When a fault on a vehicle is identified during the issue process, the contracted maintenance teams attempt to fix the fault within two hours. If a repair can’t be made within two hours, the vehicle is replaced with another of the same platform.
The speed at which a non-mission capable vehicle can be replaced with a fully functioning vehicle is greatly improved through combat configuration of APS-5 equipment sets.
“There’s no longer a need to slow the whole process to a crawl to go collect up all the Soldier technologies and combat enablers from different locations and assemble a new platform for a quick swap,” Jordan said. “That vehicle is ready, it’s located nearby, and we can perform the swap immediately. It’s the beauty of combat configuration.”
No vehicles were swapped out during the exercise.
The AFSBn-Kuwait workforce includes Soldiers and Department of the Army civilians who are maintenance experts and serve as contract officer representatives and quality assurance specialists.
These maintenance experts oversee the contracted maintenance teams to ensure APS-5 equipment is maintained in accordance with Army standards. They also participate in the issue process to help identify faults in the equipment and provide guidance to the APS-5 maintainers and the gaining tactical unit.
“Our Soldiers deserve to have the best equipment in the world without any degradation to readiness or functionality,” said. Don Mallette, logistics management specialist, AFSBn-Kuwait.
“Units would lose trust in the rapid equipment draw process if the equipment isn’t up to standard and fitted with the best combat enablers,” Mallette said. “It’s the best feeling for me to know that the equipment we issue to the warfighter is fully mission capable, ready to fight, and equipped to complete the mission and get these Soldiers back home to their families safely.”
Combat Configuration of APS equipment is a U.S. Army Sustainment Command priority for several APS sites across the globe.
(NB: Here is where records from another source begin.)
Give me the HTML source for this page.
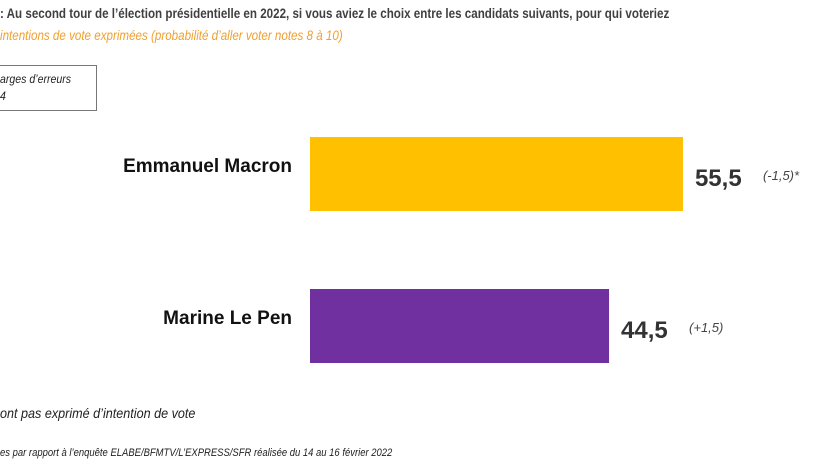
<!DOCTYPE html>
<html><head><meta charset="utf-8"><style>
body{margin:0;width:826px;height:465px;background:#fff;position:relative;overflow:hidden;font-family:"Liberation Sans",sans-serif}
.t{position:absolute;white-space:nowrap}
</style></head><body>
<div class="t" style="left:0;top:6px;font-size:13.5px;font-weight:bold;color:#404040;transform:scaleX(0.86);transform-origin:0 0">: Au second tour de l’élection présidentielle en 2022, si vous aviez le choix entre les candidats suivants, pour qui voteriez</div>
<div class="t" style="left:0;top:28px;font-size:13.5px;font-style:italic;color:#f0a030;transform:scaleX(0.86);transform-origin:0 0">intentions de vote exprimées (probabilité d’aller voter notes 8 à 10)</div>
<div style="position:absolute;left:-2px;top:65px;width:97px;height:44px;border:1px solid #777"></div>
<div class="t" style="left:0;top:71px;font-size:12px;font-style:italic;color:#222;line-height:17px;transform:scaleX(0.88);transform-origin:0 0">arges d’erreurs<br>4</div>
<svg id="c" width="826" height="465" style="position:absolute;left:0;top:0"></svg>
<div class="t" style="left:0;top:405px;font-size:14px;font-style:italic;color:#222;transform:scaleX(0.9);transform-origin:0 0">ont pas exprimé d’intention de vote</div>
<div class="t" style="left:0;top:447px;font-size:11px;font-style:italic;color:#222;transform:scaleX(0.86);transform-origin:0 0">es par rapport à l’enquête ELABE/BFMTV/L’EXPRESS/SFR réalisée du 14 au 16 février 2022</div>
<script>
const categories=["Emmanuel Macron","Marine Le Pen"];
const values=[55.5,44.5];
const labels=["55,5","44,5"];
const changes=["(-1,5)*","(+1,5)"];
const colors=["#ffc000","#7030a0"];
const svg=document.getElementById('c');
const NS="http://www.w3.org/2000/svg";
const x=v=>310+v*6.72;
const yTop=i=>137+i*152;
const bh=74;
categories.forEach((c,i)=>{
 const r=document.createElementNS(NS,'rect');
 
 
 r.setAttribute('x',x(0));r.setAttribute('y',yTop(i));
 r.setAttribute('width',x(values[i])-x(0));r.setAttribute('height',bh);
 r.setAttribute('fill',colors[i]);svg.appendChild(r);
 const t=document.createElementNS(NS,'text');
 
 
 t.setAttribute('x',292);t.setAttribute('y',yTop(i)+bh/2-2);
 t.setAttribute('text-anchor','end');t.setAttribute('font-size','19');t.setAttribute('font-weight','bold');t.setAttribute('fill','#111');
 t.textContent=c;svg.appendChild(t);
 const v=document.createElementNS(NS,'text');
 
 
 v.setAttribute('x',x(values[i])+12);v.setAttribute('y',yTop(i)+bh/2+12);
 v.setAttribute('font-size','24');v.setAttribute('font-weight','bold');v.setAttribute('fill','#333');
 v.textContent=labels[i];svg.appendChild(v);
 const d=document.createElementNS(NS,'text');
 
 
 d.setAttribute('x',x(values[i])+80);d.setAttribute('y',yTop(i)+bh/2+6);
 d.setAttribute('font-size','13');d.setAttribute('font-style','italic');d.setAttribute('fill','#444');
 d.textContent=changes[i];svg.appendChild(d);
});
</script>
</body></html>
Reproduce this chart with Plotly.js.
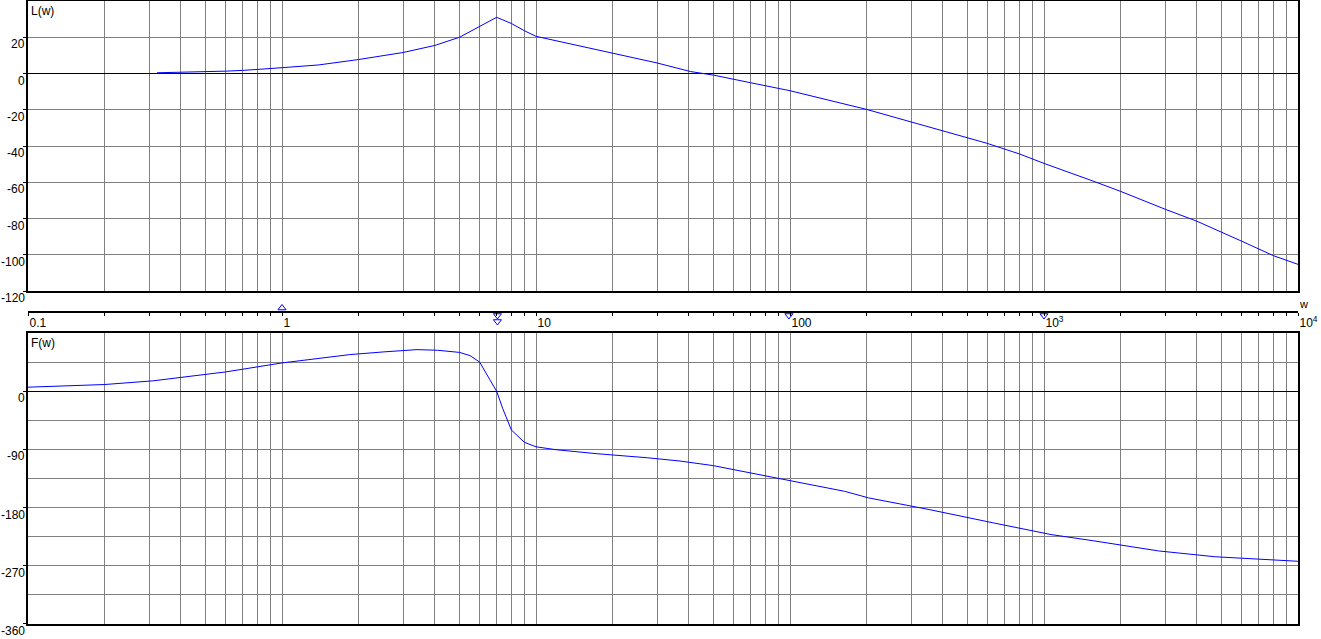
<!DOCTYPE html>
<html>
<head>
<meta charset="utf-8">
<script src="https://cdn.plot.ly/plotly-3.0.1.min.js"></script>
<style>html,body{margin:0;padding:0;background:#fff;}#chart{width:1321px;height:639px;}</style>
</head>
<body>
<div id="chart"></div>
<script>
// Magnitude L(w), dB
const wMag = [0.322, 0.4, 0.5, 0.6, 0.7, 0.8, 1.0, 1.39, 2.0, 3.0, 4.0, 5.0, 6.0, 7.0, 8.0, 9.0, 10, 13.4, 20, 30, 40.5, 50, 70, 100, 200, 300, 400, 596, 805, 1000, 1571, 2000, 3000, 4000, 6000, 8000, 10000];
const magDb = [0.4, 0.6, 0.9, 1.3, 1.7, 2.2, 3.2, 4.7, 7.7, 11.6, 15.5, 20.0, 26.0, 31.0, 27.6, 23.6, 20.5, 16.6, 11.4, 5.8, 1.1, -0.9, -5.1, -9.5, -19.8, -26.6, -31.7, -38.5, -44.5, -49.6, -59.5, -65.0, -74.9, -81.5, -92.5, -100.5, -105.3];

// Phase F(w), degrees
const wPhase = [0.1, 0.2, 0.31, 0.4, 0.6, 1.0, 1.85, 2.5, 3.4, 4.1, 5.0, 5.5, 6.0, 6.6, 7.0, 7.4, 7.7, 8.0, 9.0, 10, 12, 17.4, 27.4, 36.9, 49.7, 78.8, 91, 164, 204, 353, 633, 1066, 1570, 2824, 4707, 10000];
const phaseDeg = [6.2, 10.3, 16, 21.6, 29.8, 43.7, 56.6, 60.7, 64.3, 63.3, 60.0, 55, 45, 17, 0, -27, -44, -60, -79, -86, -90.5, -96.7, -102.9, -108, -115, -130, -135, -154.8, -165, -183, -203.7, -221.7, -231.4, -247, -256, -263];

// Markers on the frequency axis (level in pixels-from-top units of the strip axis)
const markW = [1, 7.05, 7.05, 99, 1000];
const markLevel = [-308, -315.5, -321.5, -315.5, -315.5];
const markSymbol = ['triangle-up-open', 'triangle-down-open', 'triangle-down-open', 'triangle-down-open', 'triangle-down-open'];

// Tick labels
const freqTicks = [0.1, 1, 10, 100, 1000, 10000];
const freqTickText = ['0.1', '1', '10', '100', '10<sup>3</sup>', '10<sup>4</sup>'];
const magTicks = [-120, -100, -80, -60, -40, -20, 0, 20];
const magTickText = ['-120', '-100', '-80', '-60', '-40', '-20', '0', '20'];
const phaseTicks = [-360, -270, -180, -90, 0];
const phaseTickText = ['-360', '-270', '-180', '-90', '0'];
const phaseMinor = [-315, -225, -135, -45, 45];

const gridW = [];
const minorW = [];
for (let d = -1; d <= 3; d++) {
  for (let k = 1; k <= 9; k++) {
    const v = Number((k * Math.pow(10, d)).toPrecision(6));
    gridW.push(v);
    if (k > 1) minorW.push(v);
  }
}
gridW.push(10000);

const FONT = 'Liberation Sans, Arial, sans-serif';
const GRID = '#808080';
const tickFont = {family: FONT, size: 12, color: '#000'};

const traces = [
  {x: wMag, y: magDb, xaxis: 'x', yaxis: 'y', mode: 'lines', line: {color: '#0000ff', width: 1}, hoverinfo: 'skip'},
  {x: wPhase, y: phaseDeg, xaxis: 'x2', yaxis: 'y2', mode: 'lines', line: {color: '#0000ff', width: 1}, hoverinfo: 'skip'},
  {x: markW, y: markLevel, xaxis: 'x3', yaxis: 'y3', mode: 'markers', cliponaxis: false,
   marker: {symbol: markSymbol, size: 7, color: '#0000ff', line: {color: '#0000ff', width: 1}}, hoverinfo: 'skip'}
];

const xBase = {
  type: 'log', range: [-1, 4], tickvals: gridW, showticklabels: false, ticks: '',
  showgrid: true, gridcolor: GRID, gridwidth: 1, zeroline: false,
  showline: true, mirror: true, linecolor: '#000', linewidth: 2
};

function yLabels(vals, texts, yref) {
  return vals.map((v, i) => ({
    text: texts[i], xref: 'paper', yref: yref, x: 0, y: v,
    xanchor: 'right', yanchor: 'top', xshift: -2, yshift: 1,
    showarrow: false, borderpad: 0, font: tickFont
  }));
}

const layout = {
  width: 1321, height: 639,
  margin: {l: 28, r: 23, t: 1, b: 15, pad: 0},
  paper_bgcolor: '#fff', plot_bgcolor: '#fff',
  showlegend: false,
  font: {family: FONT, size: 12, color: '#000'},
  xaxis: Object.assign({}, xBase, {anchor: 'y', domain: [0, 1]}),
  xaxis2: Object.assign({}, xBase, {anchor: 'y2', domain: [0, 1]}),
  yaxis: {
    domain: [0.5345, 1], range: [-120, 40], anchor: 'x',
    tickvals: magTicks, showticklabels: false, ticks: 'outside', ticklen: 3, tickcolor: '#000', tickwidth: 1,
    showgrid: true, gridcolor: GRID, gridwidth: 1,
    zeroline: true, zerolinecolor: '#000', zerolinewidth: 1,
    showline: true, mirror: true, linecolor: '#000', linewidth: 2
  },
  yaxis2: {
    domain: [0, 0.4671], range: [-360, 90], anchor: 'x2',
    tickvals: phaseTicks, showticklabels: false, ticks: 'outside', ticklen: 3, tickcolor: '#000', tickwidth: 1,
    showgrid: true, gridcolor: GRID, gridwidth: 1,
    minor: {tickvals: phaseMinor, showgrid: true, gridcolor: GRID, gridwidth: 1, ticks: ''},
    zeroline: true, zerolinecolor: '#000', zerolinewidth: 1,
    showline: true, mirror: true, linecolor: '#000', linewidth: 2
  },
  xaxis3: {
    type: 'log', range: [-1, 4], anchor: 'free', position: 0.5008, domain: [0, 1],
    tickvals: freqTicks, ticktext: freqTickText, ticklabelposition: 'outside right',
    ticks: 'outside', ticklen: 3, tickcolor: '#000', tickwidth: 1, tickfont: tickFont,
    minor: {tickvals: minorW, ticks: 'outside', ticklen: 3, tickcolor: '#000', tickwidth: 1, showgrid: false},
    showgrid: false, zeroline: false,
    showline: true, linecolor: '#000', linewidth: 2
  },
  yaxis3: {domain: [0.4671, 0.5345], range: [-333, -291], anchor: 'free', position: 0, visible: false, fixedrange: true, showgrid: false, zeroline: false},
  annotations: [
    {text: 'L(w)', xref: 'paper', yref: 'paper', x: 0, y: 1, xanchor: 'left', yanchor: 'top', xshift: 1, yshift: -1, showarrow: false, font: {family: FONT, size: 12, color: '#000'}},
    {text: 'F(w)', xref: 'paper', yref: 'paper', x: 0, y: 0.4671, xanchor: 'left', yanchor: 'top', xshift: 1, yshift: -1, showarrow: false, font: {family: FONT, size: 12, color: '#000'}},
    {text: 'w', xref: 'paper', yref: 'paper', x: 1, y: 0.514, xanchor: 'left', yanchor: 'middle', xshift: -1, showarrow: false, font: {family: FONT, size: 11, color: '#000'}}
  ].concat(yLabels(magTicks, magTickText, 'y'), yLabels(phaseTicks, phaseTickText, 'y2'))
};

Plotly.newPlot('chart', traces, layout, {staticPlot: true, displayModeBar: false});
</script>
</body>
</html>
The 401st AFSB continues to transition more of APS-5’s equipment into combat configured sets.
Information gained by the 401st AFSB during this exercise will be shared with leadership at other APS sites as ASC continues to operationalize equipment sets to support combatant commanders’ operations and contingency plans, said Jordan.
“This concept provides the combatant commander with an enormous amount of flexibility as we navigate a series complex environments,” Jordan said.
“We’re in the business of providing readiness,” he said. “Combat configured platforms are more ready, plain and simple.”